Having read the above, you’re possibly wondering, “What would I want to do with POST? I can do everything with I need with PUT”. Well, maybe you can, but probably you can’t.

As I mentioned above, POSTing the same thing multiple times will result in possible multiple copies of your resource, remember, you’re letting the server decide where to put this resource and if it’s something there CAN be multiples of, such as a blog post, comment or message board post, it will create multiples.

Another use for POST is when you’re authenticating a user on you ACL. As well as the ACL informing you of whether a user can access a resource, it’s also got an authenticate method, letting you send a username and password and receiving a response as to whether the user can log in, for example.

In this instance, you’d send a POST:

POST /v1/authenticate

/v1/authenticate/jimbowen isn’t really a resource, it could be, I guess, but just doesn’t feel like a resource.
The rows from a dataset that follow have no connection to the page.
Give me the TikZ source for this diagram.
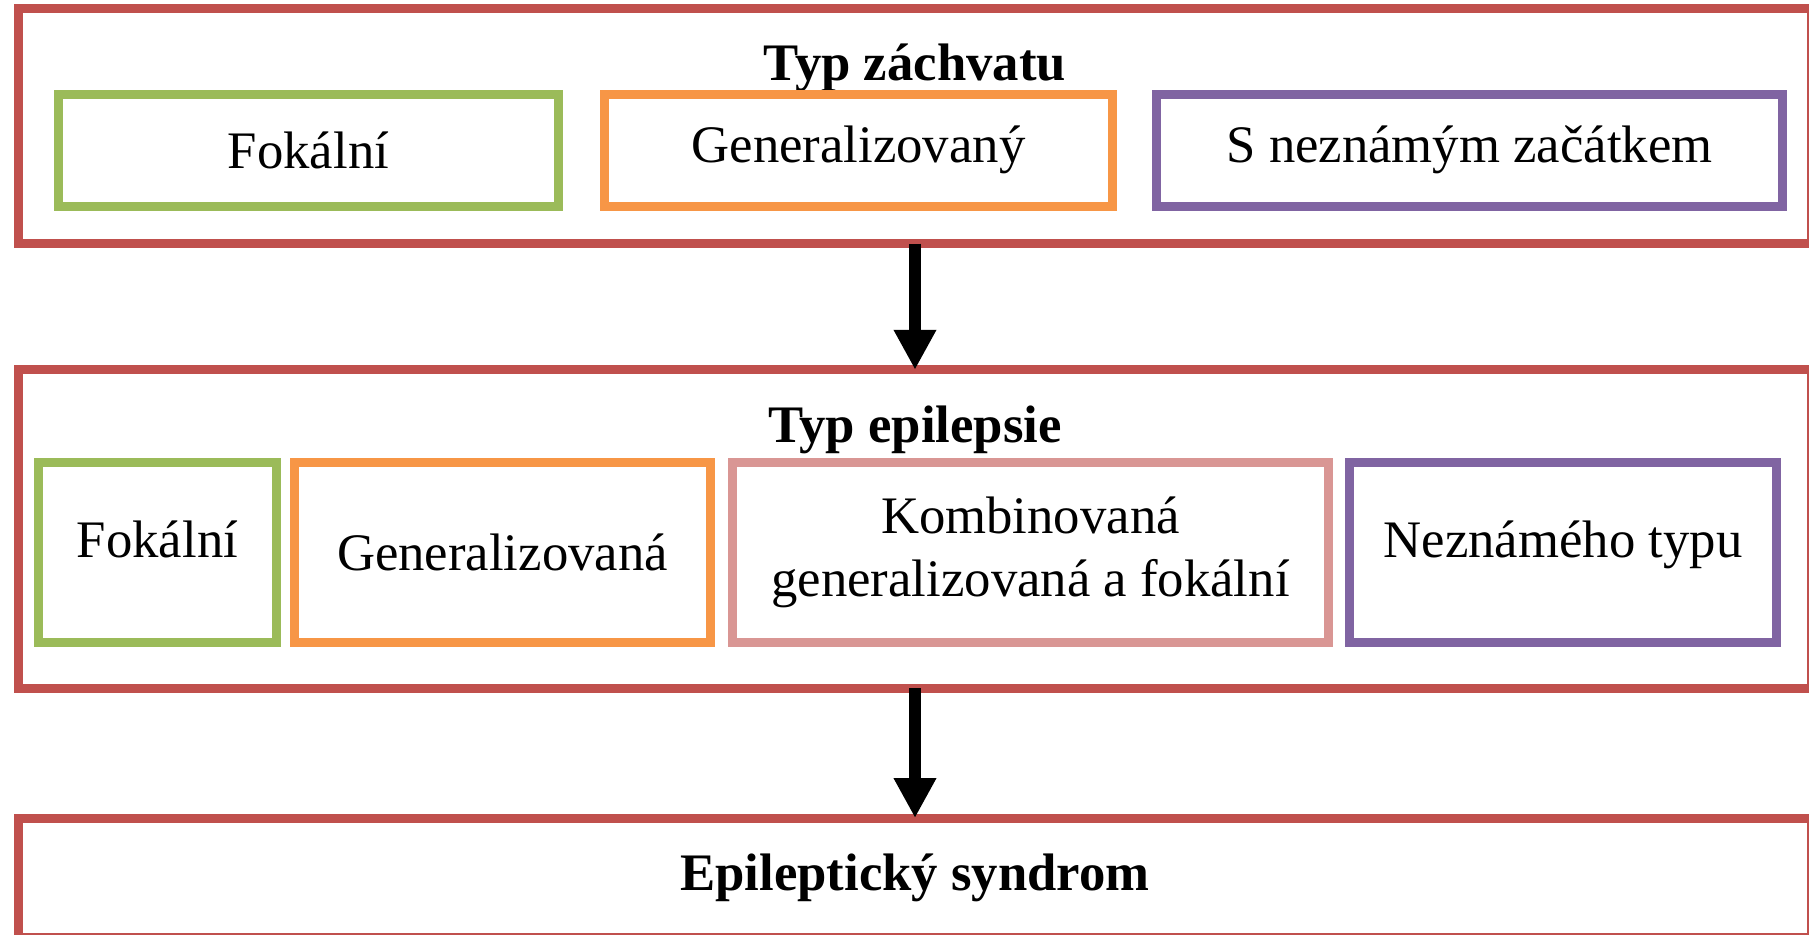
\documentclass[tikz,border=0pt]{standalone}
\usepackage{fontspec}
\setmainfont{Liberation Serif}
\usetikzlibrary{arrows.meta}
\definecolor{boxred}{HTML}{C0504D}
\definecolor{boxgreen}{HTML}{9BBB59}
\definecolor{boxorange}{HTML}{F79646}
\definecolor{boxpurple}{HTML}{8064A2}
\definecolor{boxpink}{HTML}{D99694}
\tikzset{outerbox/.style = {draw=boxred, line width=0.09cm, rectangle, outer sep=0pt, inner sep=0pt},
         innerbox/.style = {draw=#1, line width=0.09cm, rectangle, outer sep=0pt, inner sep=0pt, align=center},
         raised/.style = {text height=0.4cm, text depth=0.3cm},
         arrdown/.style = {line width=0.12cm, -{Triangle[width=0.4cm,length=0.4cm]}}}

\begin{document}
\begin{tikzpicture}[font=\fontsize{15}{17.9}\selectfont]
    \useasboundingbox (0,0) rectangle (18.09,9.34);
    \clip (0,0) rectangle (18.09,9.34);
    % outer frames
    \node[outerbox, minimum width=17.93cm, minimum height=2.35cm] (zach) at (9.15,8.08) {};
    \node[outerbox, minimum width=17.93cm, minimum height=3.185cm] (epi) at (9.15,4.05) {};
    \node[outerbox, minimum width=17.93cm, minimum height=1.19cm, font=\fontsize{15}{17.9}\selectfont\bfseries] (synd) at (9.15,0.565) {Epileptický syndrom};
    % titles
    \node[anchor=base, font=\fontsize{15}{17.9}\selectfont\bfseries] (zachtitle) at (9.15,8.54) {Typ záchvatu};
    \node[anchor=base, font=\fontsize{15}{17.9}\selectfont\bfseries] (epititle) at (9.15,4.92) {Typ epilepsie};
    % seizure types
    \node[innerbox=boxgreen, minimum width=5.00cm, minimum height=1.12cm] (fok1) at (3.085,7.84) {Fokální};
    \node[innerbox=boxorange, minimum width=5.08cm, minimum height=1.12cm] (gen1) at (8.585,7.84) {Generalizovaný};
    \node[innerbox=boxpurple, minimum width=6.26cm, minimum height=1.12cm] (nez1) at (14.695,7.84) {S neznámým začátkem};
    % epilepsy types
    \node[innerbox=boxgreen, raised, minimum width=2.38cm, minimum height=1.80cm] (fok2) at (1.575,3.815) {Fokální};
    \node[innerbox=boxorange, minimum width=4.16cm, minimum height=1.80cm] (gen2) at (5.025,3.815) {Generalizovaná};
    \node[innerbox=boxpink, minimum width=5.96cm, minimum height=1.80cm] (komb) at (10.305,3.815) {Kombinovaná\\generalizovaná a fokální};
    \node[innerbox=boxpurple, raised, minimum width=4.27cm, minimum height=1.80cm] (nez2) at (15.63,3.815) {Neznámého typu};
    % arrows
    \draw[arrdown] (zach.south) -- (epi.north);
    \draw[arrdown] (epi.south) -- (synd.north);
\end{tikzpicture}
\end{document}
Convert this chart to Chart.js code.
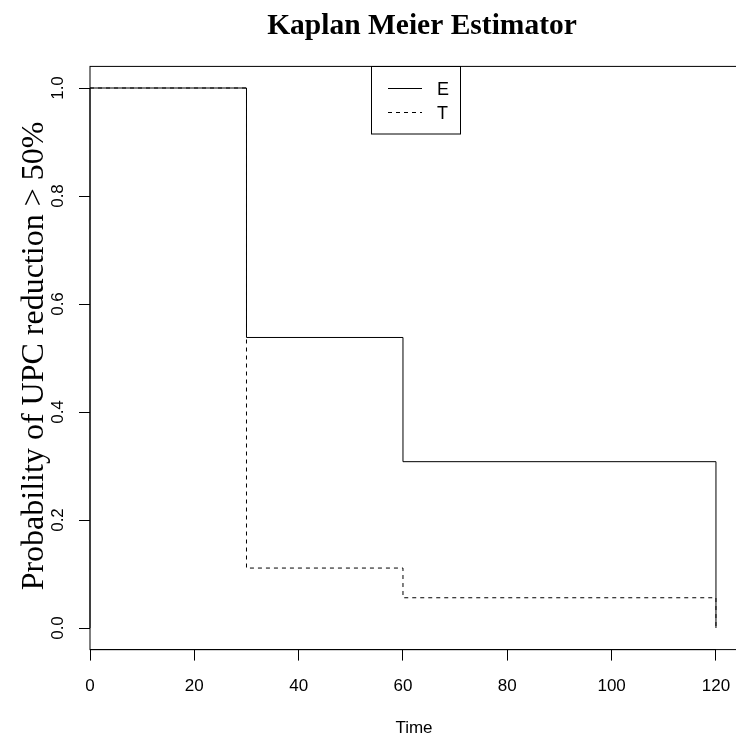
<!DOCTYPE html>
<html>
<head>
<meta charset="utf-8">
<script src="https://cdn.jsdelivr.net/npm/chart.js@4.4.0/dist/chart.umd.min.js"></script>
<style>
  html, body { margin: 0; padding: 0; background: #fff; overflow: hidden; width: 736px; height: 738px; }
  #wrap { width: 760px; height: 738px; }
  canvas { display: block; }
</style>
</head>
<body>
<div id="wrap"><canvas id="km" width="760" height="738"></canvas></div>
<script>
// Kaplan-Meier step curves for the two groups
const titleText = 'Kaplan Meier Estimator';
const xTitle = 'Time';
const yTitle = 'Probability of UPC reduction > 50%';
const groups = ['E', 'T'];
const times = [0, 30, 60, 120];
const survivalE = [1, 0.538, 0.308, 0];
const survivalT = [1, 0.111, 0.056, 0];
const xTicks = [0, 20, 40, 60, 80, 100, 120];
const yTicks = [0, 0.2, 0.4, 0.6, 0.8, 1.0];
const yTickLabels = ['0.0', '0.2', '0.4', '0.6', '0.8', '1.0'];

const SANS = '"Liberation Sans", Arial, sans-serif';
const SERIF = '"Liberation Serif", "Times New Roman", serif';

const toPoints = (ys) => times.map((t, i) => ({ x: t, y: ys[i] }));

// Base-graphics style frame: box, axis lines, tick labels, titles, legend
const framePlugin = {
  id: 'frame',
  afterDraw(chart) {
    const ctx = chart.ctx;
    const a = chart.chartArea;
    const xs = chart.scales.x;
    const ys = chart.scales.y;
    ctx.save();
    ctx.strokeStyle = '#000';
    ctx.lineWidth = 1;

    // plot box
    ctx.strokeRect(a.left, a.top, a.right - a.left, a.bottom - a.top);

    // axis lines spanning first to last tick
    ctx.beginPath();
    ctx.moveTo(xs.getPixelForValue(xTicks[0]), a.bottom);
    ctx.lineTo(xs.getPixelForValue(xTicks[xTicks.length - 1]), a.bottom);
    ctx.moveTo(a.left, ys.getPixelForValue(yTicks[0]));
    ctx.lineTo(a.left, ys.getPixelForValue(yTicks[yTicks.length - 1]));
    ctx.stroke();

    ctx.fillStyle = '#000';

    // x tick labels
    ctx.font = '17px ' + SANS;
    ctx.textAlign = 'center';
    ctx.textBaseline = 'alphabetic';
    xTicks.forEach(v => ctx.fillText(String(v), xs.getPixelForValue(v), 690.5));

    // y tick labels, rotated
    yTicks.forEach((v, i) => {
      ctx.save();
      ctx.translate(63, ys.getPixelForValue(v));
      ctx.rotate(-Math.PI / 2);
      ctx.textAlign = 'center';
      ctx.textBaseline = 'alphabetic';
      ctx.fillText(yTickLabels[i], 0, 0);
      ctx.restore();
    });

    // x axis title
    ctx.font = '17px ' + SANS;
    ctx.textAlign = 'center';
    ctx.fillText(xTitle, 414, 733);

    // y axis title
    ctx.save();
    ctx.translate(43, 356);
    ctx.rotate(-Math.PI / 2);
    ctx.font = '32px ' + SERIF;
    ctx.textAlign = 'center';
    ctx.textBaseline = 'alphabetic';
    ctx.fillText(yTitle, 0, 0);
    ctx.restore();

    // main title
    ctx.font = 'bold 29.5px ' + SERIF;
    ctx.textAlign = 'center';
    ctx.fillText(titleText, 422, 34);

    // legend
    const lx = 371.5, ly = 66.5, lw = 89, lh = 67.5;
    ctx.fillStyle = '#fff';
    ctx.fillRect(lx, ly, lw, lh);
    ctx.strokeRect(lx, ly, lw, lh);
    ctx.fillStyle = '#000';
    ctx.font = '18px ' + SANS;
    ctx.textAlign = 'left';
    chart.data.datasets.forEach((ds, i) => {
      const yRow = 88 + i * 24;
      ctx.save();
      ctx.setLineDash(ds.borderDash || []);
      ctx.beginPath();
      ctx.moveTo(388, yRow + 0.5);
      ctx.lineTo(422, yRow + 0.5);
      ctx.stroke();
      ctx.restore();
      ctx.fillText(ds.label, 437, yRow + 6.5);
    });
    ctx.restore();
  }
};

new Chart(document.getElementById('km'), {
  type: 'line',
  data: {
    datasets: [
      {
        label: groups[0],
        data: toPoints(survivalE),
        stepped: 'before',
        borderColor: '#000',
        borderWidth: 1,
        pointRadius: 0,
        fill: false,
        order: 1
      },
      {
        label: groups[1],
        data: toPoints(survivalT),
        stepped: 'before',
        borderColor: '#000',
        borderWidth: 1,
        borderDash: [4, 4],
        pointRadius: 0,
        fill: false,
        order: 0
      }
    ]
  },
  options: {
    responsive: false,
    animation: false,
    devicePixelRatio: 1,
    layout: { padding: { left: 0, top: 66.4, right: 19, bottom: 0 } },
    plugins: {
      legend: { display: false },
      title: { display: false },
      tooltip: { enabled: false }
    },
    scales: {
      x: {
        type: 'linear',
        min: 0,
        max: 124.8,
        afterBuildTicks: s => { s.ticks = xTicks.map(v => ({ value: v })); },
        afterFit: s => { s.height = 88.4; },
        ticks: { display: false },
        grid: { drawOnChartArea: false, drawTicks: true, tickLength: 11, color: '#000', lineWidth: 1 },
        border: { display: false }
      },
      y: {
        type: 'linear',
        min: -0.04,
        max: 1.04,
        afterBuildTicks: s => { s.ticks = yTicks.map(v => ({ value: v })); },
        afterFit: s => { s.width = 90; },
        ticks: { display: false },
        grid: { drawOnChartArea: false, drawTicks: true, tickLength: 11, color: '#000', lineWidth: 1 },
        border: { display: false }
      }
    }
  },
  plugins: [framePlugin]
});
</script>
</body>
</html>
So, you send the username and password as part of the POST body.

“Why can’t I use GET? I’m not actually asking for anything to be saved or stored on the server.” you ask, having read the all the above and taken it in, go you! The problem with using this:

GET /v1/authenticate/username/jimbowen/password/bulls3y3/

Is that the password is now clearly visible in the URI and will be recorded in the server logs. This is NOT a “good thing”, this is a very bad thing. The content of the POST body isn’t recorded anywhere (unless you actually record it) so is ideal for this kind of request.


So, in conclusion, what have we learnt? GET, DELETE and PUT are the three things you need for adding, reading and deleting resources when the client has control over the resource URI and POST is used for when the server decides what to do with the request, whether to create a resource, or to return a value based on criteria you want to remain hidden.

There are, probably, other (better) uses for POST and please leave some extra examples in the comments for others. The above is really just my observations from creating a RESTful API for my ACL.